Trouble is, the 10 Code was always a frighteningly malleable shorthand. What one department used for ‘Suspected Jaywalker’ could mean ‘Escaped Ice-Pick Slayer’ one county over. That lack of universality can really raise a person’s pulse, whether they’re reaching for a loaded service pistol in a dark alley, or juggling a cheeseburger and a cheat sheet in a nearby drive-thru. On 9/11 this discrepancy became painfully amplified when neighboring police and fire agencies couldn’t understand each other’s codes, all that intentional obfuscation only adding to the tragedy. Couple that globe-changing day with the onslaught of quantum-leap communications technology and the 10-Codes do indeed seem as outdated as all those Adam-12 reruns.

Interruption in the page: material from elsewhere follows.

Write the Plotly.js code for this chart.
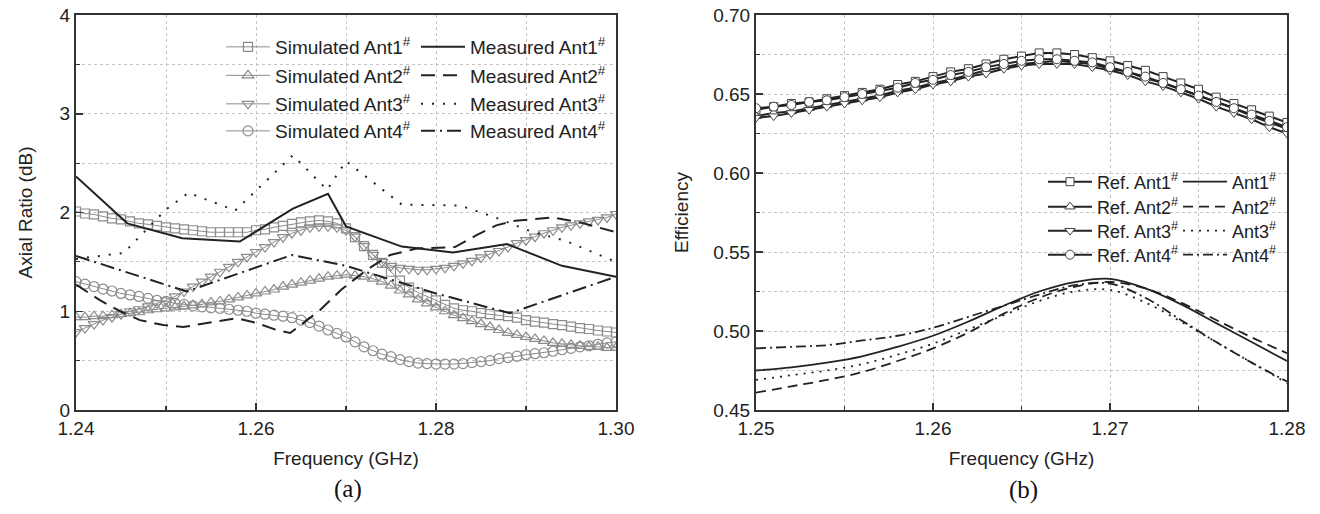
<!DOCTYPE html>
<html><head><meta charset="utf-8">
<script src="https://cdn.plot.ly/plotly-3.0.1.min.js"></script>
<style>html,body{margin:0;padding:0;background:#fff}#chart{width:1320px;height:514px}</style>
</head><body><div id="chart"></div>
<script>
// ---------- (a) Axial ratio ----------
const freqSim = [1.240,1.241,1.242,1.243,1.244,1.245,1.246,1.247,1.248,1.249,1.250,1.251,1.252,1.253,1.254,1.255,1.256,1.257,1.258,1.259,1.260,1.261,1.262,1.263,1.264,1.265,1.266,1.267,1.268,1.269,1.270,1.271,1.272,1.273,1.274,1.275,1.276,1.277,1.278,1.279,1.280,1.281,1.282,1.283,1.284,1.285,1.286,1.287,1.288,1.289,1.290,1.291,1.292,1.293,1.294,1.295,1.296,1.297,1.298,1.299,1.300];
const simAnt1 = [2.01,1.99,1.98,1.96,1.94,1.93,1.91,1.89,1.88,1.865,1.85,1.84,1.83,1.82,1.81,1.80,1.80,1.80,1.80,1.80,1.82,1.83,1.85,1.865,1.885,1.90,1.91,1.92,1.91,1.89,1.84,1.75,1.66,1.57,1.49,1.40,1.31,1.24,1.19,1.15,1.11,1.065,1.03,1.01,1.00,0.98,0.97,0.96,0.95,0.935,0.91,0.895,0.885,0.87,0.86,0.845,0.83,0.82,0.805,0.795,0.785];
const simAnt2 = [0.94,0.94,0.95,0.95,0.96,0.97,0.98,0.99,1.01,1.02,1.03,1.04,1.05,1.06,1.07,1.09,1.10,1.12,1.14,1.16,1.18,1.20,1.22,1.25,1.27,1.29,1.31,1.33,1.35,1.36,1.37,1.36,1.35,1.33,1.30,1.26,1.21,1.17,1.12,1.08,1.04,1.00,0.96,0.93,0.90,0.87,0.84,0.81,0.78,0.76,0.74,0.72,0.70,0.68,0.67,0.66,0.65,0.64,0.64,0.63,0.63];
const simAnt3 = [0.79,0.83,0.87,0.91,0.94,0.97,1.00,1.02,1.05,1.08,1.11,1.15,1.20,1.25,1.30,1.35,1.40,1.45,1.50,1.55,1.60,1.65,1.70,1.75,1.79,1.82,1.85,1.86,1.86,1.85,1.82,1.755,1.66,1.57,1.50,1.46,1.44,1.43,1.42,1.42,1.43,1.44,1.46,1.485,1.51,1.545,1.58,1.61,1.65,1.69,1.72,1.755,1.79,1.82,1.85,1.87,1.89,1.91,1.925,1.95,1.985];
const simAnt4 = [1.30,1.275,1.25,1.225,1.205,1.18,1.165,1.15,1.13,1.11,1.10,1.08,1.07,1.055,1.045,1.035,1.03,1.02,1.01,1.00,0.98,0.97,0.96,0.95,0.935,0.91,0.885,0.85,0.81,0.775,0.74,0.69,0.64,0.60,0.565,0.54,0.51,0.49,0.475,0.47,0.465,0.465,0.465,0.47,0.48,0.49,0.50,0.52,0.53,0.545,0.56,0.57,0.58,0.595,0.61,0.625,0.64,0.65,0.665,0.68,0.69];

const measFreq1 = [1.240,1.2457,1.2518,1.2582,1.2641,1.2680,1.2700,1.2762,1.2819,1.2879,1.2940,1.3000];
const measAnt1  = [2.365,1.89,1.74,1.706,2.04,2.19,1.86,1.655,1.595,1.68,1.46,1.35];
const measFreq2 = [1.240,1.2427,1.2449,1.2471,1.2497,1.2519,1.2552,1.2579,1.2601,1.2623,1.2638,1.2671,1.2695,1.2723,1.2749,1.2780,1.2821,1.2845,1.2867,1.2888,1.2930,1.2960,1.3000];
const measAnt2  = [1.27,1.11,1.00,0.91,0.86,0.84,0.89,0.93,0.88,0.81,0.78,1.01,1.22,1.42,1.57,1.637,1.65,1.77,1.87,1.917,1.95,1.90,1.80];
const measFreq3 = [1.240,1.2453,1.2500,1.2525,1.2577,1.2641,1.2679,1.2700,1.2762,1.2827,1.2866,1.2905,1.2945,1.3000];
const measAnt3  = [1.53,1.59,2.03,2.20,2.02,2.58,2.23,2.52,2.08,2.07,1.95,1.81,1.71,1.50];
const measFreq4 = [1.240,1.2523,1.2640,1.2700,1.2800,1.2882,1.3000];
const measAnt4  = [1.56,1.20,1.57,1.46,1.18,0.98,1.35];

// ---------- (b) Efficiency ----------
const freqRef = [1.250,1.251,1.252,1.253,1.254,1.255,1.256,1.257,1.258,1.259,1.260,1.261,1.262,1.263,1.264,1.265,1.266,1.267,1.268,1.269,1.270,1.271,1.272,1.273,1.274,1.275,1.276,1.277,1.278,1.279,1.280];
const refAnt1 = [0.640,0.642,0.644,0.645,0.647,0.649,0.651,0.653,0.656,0.658,0.661,0.664,0.666,0.669,0.672,0.674,0.676,0.676,0.675,0.673,0.671,0.668,0.665,0.661,0.657,0.653,0.648,0.644,0.640,0.636,0.632];
const refAnt2 = [0.636,0.638,0.639,0.641,0.643,0.645,0.647,0.649,0.652,0.654,0.657,0.659,0.662,0.665,0.667,0.669,0.670,0.671,0.670,0.669,0.666,0.664,0.660,0.657,0.653,0.649,0.645,0.641,0.636,0.632,0.628];
const refAnt3 = [0.635,0.636,0.638,0.640,0.642,0.644,0.646,0.648,0.651,0.653,0.656,0.658,0.661,0.663,0.666,0.668,0.669,0.669,0.669,0.667,0.665,0.662,0.658,0.655,0.651,0.647,0.642,0.638,0.634,0.629,0.625];
const refAnt4 = [0.641,0.642,0.643,0.645,0.646,0.648,0.650,0.652,0.654,0.657,0.659,0.662,0.664,0.667,0.669,0.671,0.672,0.672,0.671,0.670,0.667,0.664,0.661,0.657,0.653,0.649,0.645,0.641,0.637,0.633,0.629];

const freqEff = [1.250,1.252,1.254,1.256,1.258,1.260,1.262,1.264,1.266,1.268,1.270,1.272,1.274,1.276,1.278,1.280];
const effAnt1 = [0.475,0.477,0.480,0.484,0.490,0.497,0.506,0.516,0.525,0.531,0.533,0.527,0.517,0.505,0.493,0.481];
const effAnt2 = [0.461,0.465,0.469,0.474,0.481,0.489,0.499,0.511,0.521,0.528,0.531,0.527,0.518,0.507,0.496,0.486];
const effAnt3 = [0.469,0.472,0.475,0.479,0.485,0.492,0.501,0.510,0.519,0.525,0.526,0.518,0.506,0.493,0.480,0.467];
const effAnt4 = [0.489,0.490,0.491,0.494,0.497,0.502,0.509,0.516,0.523,0.529,0.530,0.521,0.507,0.493,0.480,0.468];

const simNames  = ['Simulated Ant1<sup>#</sup>','Simulated Ant2<sup>#</sup>','Simulated Ant3<sup>#</sup>','Simulated Ant4<sup>#</sup>'];
const measNames = ['Measured Ant1<sup>#</sup>','Measured Ant2<sup>#</sup>','Measured Ant3<sup>#</sup>','Measured Ant4<sup>#</sup>'];
const refNames  = ['Ref. Ant1<sup>#</sup>','Ref. Ant2<sup>#</sup>','Ref. Ant3<sup>#</sup>','Ref. Ant4<sup>#</sup>'];
const effNames  = ['Ant1<sup>#</sup>','Ant2<sup>#</sup>','Ant3<sup>#</sup>','Ant4<sup>#</sup>'];

const FONT = 'Liberation Sans, Arial, sans-serif';
const INK = '#222';
const symbols = ['square-open','triangle-up-open','triangle-down-open','circle-open'];
const symbolsB = ['square','triangle-up','triangle-down','circle'];
const dashA = ['solid','14px,8px','2px,9px','14px,5px,2px,5px'];
const dashB = ['solid','10px,6px','2px,6px','10px,4px,2px,4px'];

// legend row placement (pixels from top)
const rowsA = [47, 75.5, 104, 131];
const rowsB = [182, 207, 231, 255];

const traces = [];
const layout = {
  width: 1320, height: 514, margin: {l: 0, r: 0, t: 0, b: 0},
  paper_bgcolor: '#fff', plot_bgcolor: '#fff', showlegend: true,
  font: {family: FONT, color: INK}
};
let legN = 0;
function addLegend(xpx, ypx, size) {
  legN += 1;
  const key = legN === 1 ? 'legend' : 'legend' + legN;
  layout[key] = {bgcolor: 'rgba(0,0,0,0)', borderwidth: 0, xanchor: 'left', yanchor: 'middle',
    x: xpx / 1320, y: 1 - ypx / 514, itemwidth: 44, font: {family: FONT, size: size, color: INK}};
  return key;
}

const simY = [simAnt1, simAnt2, simAnt3, simAnt4];
const mX = [measFreq1, measFreq2, measFreq3, measFreq4];
const mY = [measAnt1, measAnt2, measAnt3, measAnt4];
for (let i = 0; i < 4; i++) {
  traces.push({x: freqSim, y: simY[i], xaxis: 'x', yaxis: 'y', type: 'scatter', mode: 'lines+markers',
    name: simNames[i], legend: addLegend(221, rowsA[i], 19),
    line: {color: '#8c8c8c', width: 1},
    marker: {symbol: symbols[i], size: i === 0 ? 9 : 10, color: '#8c8c8c', line: {width: 1.2, color: '#8c8c8c'}}});
}
for (let i = 0; i < 4; i++) {
  traces.push({x: mX[i], y: mY[i], xaxis: 'x', yaxis: 'y', type: 'scatter', mode: 'lines',
    name: measNames[i], legend: addLegend(416, rowsA[i], 19),
    line: {color: INK, width: 2, dash: dashA[i]}});
}
const refY = [refAnt1, refAnt2, refAnt3, refAnt4];
const effY = [effAnt1, effAnt2, effAnt3, effAnt4];
for (let i = 0; i < 4; i++) {
  traces.push({x: freqRef, y: refY[i], xaxis: 'x2', yaxis: 'y2', type: 'scatter', mode: 'lines+markers',
    name: refNames[i], legend: addLegend(1043, rowsB[i], 18),
    line: {color: INK, width: 2},
    marker: {symbol: symbolsB[i], size: i === 0 ? 8 : 9, color: '#ffffff', line: {width: 1, color: '#444'}}});
}
for (let i = 0; i < 4; i++) {
  traces.push({x: freqEff, y: effY[i], xaxis: 'x2', yaxis: 'y2', type: 'scatter', mode: 'lines',
    name: effNames[i], legend: addLegend(1178, rowsB[i], 18),
    line: {color: INK, width: 1.8, dash: dashB[i], shape: 'spline'}});
}

function ax(extra) {
  return Object.assign({
    showline: true, linecolor: '#333', linewidth: 2, mirror: true,
    ticks: 'inside', ticklen: 7, tickwidth: 1.5, tickcolor: '#333',
    showgrid: true, gridcolor: '#c4c4c4', gridwidth: 1, griddash: 'dot',
    zeroline: false, tickfont: {family: FONT, size: 19, color: INK},
    fixedrange: true
  }, extra);
}
function minor(dt) {
  return {dtick: dt, ticks: 'inside', ticklen: 4, tickwidth: 1.2, tickcolor: '#333', showgrid: true, gridcolor: '#c4c4c4', griddash: 'dot', gridwidth: 1};
}
const titleFont = {family: FONT, size: 19, color: INK};

Object.assign(layout, {
  xaxis: ax({domain: [76/1320, 616/1320], range: [1.24, 1.30], dtick: 0.02, tick0: 1.24, tickformat: '.2f', minor: minor(0.01),
    title: {text: 'Frequency (GHz)', font: titleFont, standoff: 14}, anchor: 'y'}),
  yaxis: ax({domain: [104/514, 499/514], range: [0, 4], dtick: 1, tick0: 0, minor: minor(0.5),
    title: {text: 'Axial Ratio (dB)', font: titleFont, standoff: 22}, anchor: 'x'}),
  xaxis2: ax({domain: [756/1320, 1287/1320], range: [1.25, 1.28], dtick: 0.01, tick0: 1.25, tickformat: '.2f', minor: minor(0.005),
    title: {text: 'Frequency (GHz)', font: titleFont, standoff: 14}, anchor: 'y2'}),
  yaxis2: ax({domain: [104/514, 499/514], range: [0.45, 0.70], dtick: 0.05, tick0: 0.45, tickformat: '.2f', minor: minor(0.025),
    title: {text: 'Efficiency', font: titleFont, standoff: 20}, anchor: 'x2'}),
  annotations: [
    {text: '(a)', x: 348/1320, y: 1 - 489/514, xref: 'paper', yref: 'paper', showarrow: false, xanchor: 'center', yanchor: 'middle',
     font: {family: 'Liberation Serif, Times New Roman, serif', size: 25, color: '#111'}},
    {text: '(b)', x: 1023/1320, y: 1 - 490/514, xref: 'paper', yref: 'paper', showarrow: false, xanchor: 'center', yanchor: 'middle',
     font: {family: 'Liberation Serif, Times New Roman, serif', size: 25, color: '#111'}}
  ]
});
Plotly.newPlot('chart', traces, layout, {staticPlot: true, displayModeBar: false});
</script>
</body></html>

Perhaps we should let the 10-Codes go. Hell, I never learned ‘em all anyway. Instead I've always used my amped-up auto-reflector as distant emotion detector. I still remember standing beside my tripod outside a freshly razed apartment complex a good ten years back, smoke and hoses everywhere . With my shots in the can I was debating whether to stick around for any sound, when I noticed a nearby fireman engaged in terse conversation with the walkie-talkie on his shoulder. Listening in, I kept hearing a single, repeated 10-code. I didn't know what it meant but could instantly tell from the way they grimly bandied it about that not everyone had made it out alive. 10-65, I think it was - or 10-42 maybe. Perhaps now I can stop pretending I know what a fellow photog is saying when he starts spitting out letter-number combos like a bingo-caller on Steroids. 10-4?
1 comment:
Many Public Safety agencies did (do) something called Q-codes. Ham radio operators use Q-codes world wide and are fairly stable.
One day while watching Cops, south Florida I believe it was, out of the mouth of a beat cop came the Q version of 10-4, QSL. My month dropped open. Being a Ham operator I immediately recognized the Q-signals. How strange to be hearing Q-codes instead of 10-codes from cops!